Wenn nun auf längere Zeit hin dieser Empfang aufgrund äußerer Umstände unmöglich ist, könnten diese Menschen zu der irrigen Meinung gelangen, dass das Leben allem Anschein nach auch ohne diesen Empfang funktioniert. Anders ausgedrückt: Wenn ich in der Vergangenheit zwischen meinem Handeln und meiner Teilhabe an Jesus in der Eucharistie keine echte Wirksamkeit und keine wechselseitigen(!) Konsequenzen gesehen habe (also: wie ich lebe beeinflusst meine Beziehung zu Jesus!), dann werde ich solche Konsequenzen jetzt auch nicht sehen.

Ganz davon abgesehen, fehlt es schlicht und ergreifend an Übung. Die allermeisten Gläubigen, ob ihnen nun die Eucharistie wenig oder viel bedeutet, wissen nicht, dass und v.a. wie man an ihr Anteil haben kann, ohne sie leiblich zu empfangen, wie man die Beziehung zum eucharistischen Herrn pflegen kann, ohne ihn zu berühren. (Siehe dazu meine Überlegungen zur gefährlichen eucharistischen Anbetung HIER.) Der bloße Hinweis von Seiten kirchlicher Autoritäten zum geistigen Empfang kann nur weitreichende Ratlosigkeit oder Gleichgültigkeit aufgrund von Nichtverstehen zur Folge haben. Bleibt zu hoffen, dass die, die ihrem Priester Selfies geschickt haben, um sie auf die Kirchenbänke kleben zu lassen, in der Lage sind, sich geistig mit dem eucharistischen Christus zu vereinigen.


Aus meiner eigenen Erfahrung, kenne ich den Reichtum, den die geistige Kommunion darstellt, sehr gut. In der Zeit zwischen meiner Bekehrung und meiner Taufe (etwa eineinhalb Jahre), konnte ich – das war mit instinktiv klar, das musste mir niemand erklären – die Kommunion nicht leiblich empfangen: Ich war nicht getauft, erst recht nicht katholisch, also kann ich hier nicht im Vollmaß teilnehmen. Das hat mich aber nicht daran gehindert, sie unzählige Male geistiger Weise zu empfangen, sei es während der Messe oder, was vermutlich häufiger war, in der Anbetung. Auch das musste mir übrigens niemand erklären – vom Konzept einer „geistigen Kommunion“ erfuhr ich erst lange nach meiner Taufe, ich wusste aber, dass es bei der Eucharistie um eine liebende Vereinigung geht –, ich tat es einfach: Ich ersehnte innerlich, geistig die Vereinigung mit dem, der vor mir gegenwärtig war.

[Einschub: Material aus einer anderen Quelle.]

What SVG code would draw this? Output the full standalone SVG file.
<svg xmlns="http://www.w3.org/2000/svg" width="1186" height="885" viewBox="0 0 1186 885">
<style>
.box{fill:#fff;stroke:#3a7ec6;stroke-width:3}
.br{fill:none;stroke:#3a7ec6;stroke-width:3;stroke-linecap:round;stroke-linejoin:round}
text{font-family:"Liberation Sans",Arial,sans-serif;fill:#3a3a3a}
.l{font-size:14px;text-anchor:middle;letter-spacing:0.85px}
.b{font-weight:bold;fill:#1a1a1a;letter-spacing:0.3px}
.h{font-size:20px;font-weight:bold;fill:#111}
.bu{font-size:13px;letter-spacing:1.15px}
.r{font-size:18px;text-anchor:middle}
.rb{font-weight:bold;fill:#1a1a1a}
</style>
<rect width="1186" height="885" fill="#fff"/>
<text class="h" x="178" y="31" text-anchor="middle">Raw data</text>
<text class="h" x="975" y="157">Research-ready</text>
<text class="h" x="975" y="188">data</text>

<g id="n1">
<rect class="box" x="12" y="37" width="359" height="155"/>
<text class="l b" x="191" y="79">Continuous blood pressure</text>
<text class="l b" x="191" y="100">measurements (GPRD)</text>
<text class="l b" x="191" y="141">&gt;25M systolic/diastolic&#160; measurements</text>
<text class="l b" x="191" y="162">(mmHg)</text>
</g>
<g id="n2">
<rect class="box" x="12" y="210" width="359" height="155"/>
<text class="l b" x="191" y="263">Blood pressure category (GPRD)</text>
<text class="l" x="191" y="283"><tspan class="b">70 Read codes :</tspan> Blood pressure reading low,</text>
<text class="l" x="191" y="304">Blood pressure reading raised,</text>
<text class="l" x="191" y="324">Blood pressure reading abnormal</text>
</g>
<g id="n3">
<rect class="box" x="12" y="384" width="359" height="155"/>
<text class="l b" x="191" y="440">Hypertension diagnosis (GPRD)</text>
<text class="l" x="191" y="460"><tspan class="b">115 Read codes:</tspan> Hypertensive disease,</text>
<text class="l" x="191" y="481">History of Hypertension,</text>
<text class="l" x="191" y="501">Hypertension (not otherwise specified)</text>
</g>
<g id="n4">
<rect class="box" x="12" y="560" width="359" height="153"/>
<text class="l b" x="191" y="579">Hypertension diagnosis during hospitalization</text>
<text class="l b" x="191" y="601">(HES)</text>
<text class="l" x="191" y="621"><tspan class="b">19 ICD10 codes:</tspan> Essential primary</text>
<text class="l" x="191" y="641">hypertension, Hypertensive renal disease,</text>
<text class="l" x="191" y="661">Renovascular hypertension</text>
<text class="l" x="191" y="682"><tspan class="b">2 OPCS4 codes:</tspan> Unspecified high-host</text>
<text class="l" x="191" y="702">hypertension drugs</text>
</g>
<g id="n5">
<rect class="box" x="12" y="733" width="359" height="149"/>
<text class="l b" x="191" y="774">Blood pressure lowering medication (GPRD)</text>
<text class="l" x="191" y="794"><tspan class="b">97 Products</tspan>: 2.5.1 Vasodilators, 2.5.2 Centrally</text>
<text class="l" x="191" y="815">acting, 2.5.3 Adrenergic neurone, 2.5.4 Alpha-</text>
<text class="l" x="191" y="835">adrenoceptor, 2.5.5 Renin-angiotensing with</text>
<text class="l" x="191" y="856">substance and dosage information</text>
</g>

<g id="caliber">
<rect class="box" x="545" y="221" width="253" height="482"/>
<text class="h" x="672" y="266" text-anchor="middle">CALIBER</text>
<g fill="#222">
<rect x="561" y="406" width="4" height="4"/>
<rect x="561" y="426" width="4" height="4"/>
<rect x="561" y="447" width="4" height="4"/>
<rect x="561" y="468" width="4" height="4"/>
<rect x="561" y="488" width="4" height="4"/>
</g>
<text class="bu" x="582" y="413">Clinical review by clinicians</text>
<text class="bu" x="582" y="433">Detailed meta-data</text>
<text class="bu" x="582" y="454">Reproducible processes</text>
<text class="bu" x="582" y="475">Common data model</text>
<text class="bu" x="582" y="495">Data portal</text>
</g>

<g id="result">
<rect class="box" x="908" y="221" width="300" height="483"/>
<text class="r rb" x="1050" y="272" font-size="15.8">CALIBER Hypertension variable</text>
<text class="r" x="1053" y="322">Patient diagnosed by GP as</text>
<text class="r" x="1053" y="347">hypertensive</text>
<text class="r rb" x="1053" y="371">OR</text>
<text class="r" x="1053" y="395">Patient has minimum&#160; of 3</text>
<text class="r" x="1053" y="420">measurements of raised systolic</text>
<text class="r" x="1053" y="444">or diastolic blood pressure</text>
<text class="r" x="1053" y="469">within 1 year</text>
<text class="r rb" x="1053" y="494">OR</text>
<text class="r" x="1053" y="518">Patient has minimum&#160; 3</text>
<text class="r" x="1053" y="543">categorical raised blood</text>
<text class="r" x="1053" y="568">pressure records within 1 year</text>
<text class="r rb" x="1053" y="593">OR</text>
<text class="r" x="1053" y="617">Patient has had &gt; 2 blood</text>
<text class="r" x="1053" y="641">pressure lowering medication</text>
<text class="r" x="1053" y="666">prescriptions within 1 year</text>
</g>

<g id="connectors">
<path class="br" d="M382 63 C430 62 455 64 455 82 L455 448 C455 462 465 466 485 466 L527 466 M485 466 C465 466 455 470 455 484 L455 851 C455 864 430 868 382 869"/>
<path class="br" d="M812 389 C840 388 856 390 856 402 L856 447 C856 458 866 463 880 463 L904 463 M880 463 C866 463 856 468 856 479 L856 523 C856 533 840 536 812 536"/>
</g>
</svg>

Aber ich erfuhr bald, dass die allermeisten Katholiken nicht wussten, wovon ich sprach, wenn ich davon erzählte. Sogar manche Priester schauten schief. Jetzt empfehlen die Bischöfe die geistige Kommunion, aber mir ist bisher noch keine öffentliche Stellungnahme begegnet, die erklärt, worum es dabei geht. (Nur in Nischen finden sich Hinweise, so etwa von Weihbischof Schwaderlapp, HIER.)

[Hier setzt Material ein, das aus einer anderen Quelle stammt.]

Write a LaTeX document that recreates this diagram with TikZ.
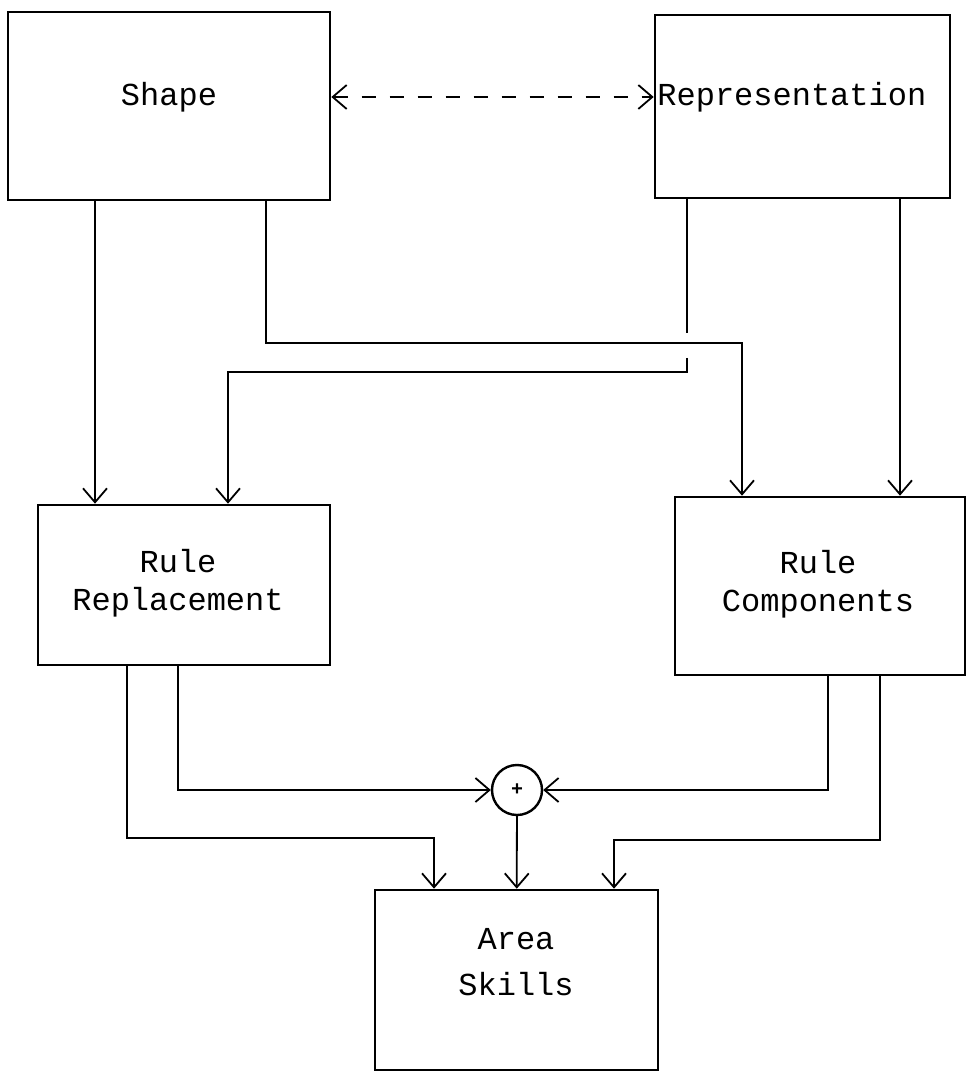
\documentclass[tikz,border=0pt]{standalone}
\usepackage{fontspec}
\setmainfont{Liberation Mono}
\usetikzlibrary{arrows.meta,calc}
\begin{document}
\begin{tikzpicture}[x=0.5pt,y=-0.5pt]
\tikzset{
 box/.style={draw, line width=1.3pt, inner sep=0pt},
 lbl/.style={font=\fontsize{16}{19}\selectfont, align=center, inner sep=0pt},
 conn/.style={line width=0.9pt},
 tip/.style={Straight Barb[length=7pt,width=12pt]},
 arr/.style={conn, -{Straight Barb[length=7pt,width=12pt]}},
}
\useasboundingbox (0,0) rectangle (968,1074);
% boxes
\node[box, minimum width=161pt, minimum height=94pt] (shape) at (169,106) {};
\node[lbl] (shapet) at (169,97) {Shape};
\node[box, minimum width=147.5pt, minimum height=91.5pt] (repr) at (802.5,106.5) {};
\node[lbl, anchor=west] (reprt) at (657,97) {Representation};
\node[box, minimum width=146pt, minimum height=80pt] (rr) at (184,585) {};
\node[lbl] (rrt) at (178,583) {Rule\\Replacement};
\node[box, minimum width=145pt, minimum height=89pt] (rc) at (820,586) {};
\node[lbl] (rct) at (818,584) {Rule\\Components};
\node[box, minimum width=141.5pt, minimum height=90pt] (area) at (516.5,980) {};
\node[lbl] (areat) at (516,962) {Area\\[4pt]Skills};
\node[draw, circle, line width=1.2pt, minimum size=25pt, inner sep=0pt] (sum) at (517,790) {\bfseries\fontsize{10}{10}\selectfont +};
% gap in crossing line
\coordinate (gapA) at (687,333);
\coordinate (gapB) at (687,358);
% connectors
\draw[conn, dash pattern=on 7pt off 7pt, {Straight Barb[length=7pt,width=12pt]}-{Straight Barb[length=7pt,width=12pt]}] (shape.east |- shapet) -- (repr.west |- shapet);
\draw[arr] (shape.south -| 95,0) -- (rr.north -| 95,0);
\draw[arr] (shape.south -| 266,0) -- (266,343) -- (742,343) -- (rc.north -| 742,0);
\draw[conn] (repr.south -| 687,0) -- (gapA);
\draw[arr] (gapB) -- (687,372) -- (228,372) -- (rr.north -| 228,0);
\draw[arr] (repr.south -| 900,0) -- (rc.north -| 900,0);
\draw[arr] (rr.south -| 178,0) -- (178,790) -- (sum.west);
\draw[arr] (rc.south -| 828,0) -- (828,790) -- (sum.east);
\draw[arr] (rr.south -| 127,0) -- (127,838) -- (434,838) -- (area.north -| 434,0);
\draw[arr] (rc.south -| 880,0) -- (880,840) -- (614,840) -- (area.north -| 614,0);
\draw[arr] (sum) -- (area);
\end{tikzpicture}
\end{document}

Ich hoffe sehr, dass möglichst viele Priester möglichst häufig die hl. Messe feiern, und dass möglichst viele Gläubige häufig geistig kommunizieren, aber ich weiß, dass nicht wenige davon überfordert sind... es besteht die Gefahr des Abdriftens. Man wird sehen, was die Konsequenzen sein werden, die der jahrzehntelange Verkündigungsmangel bringt.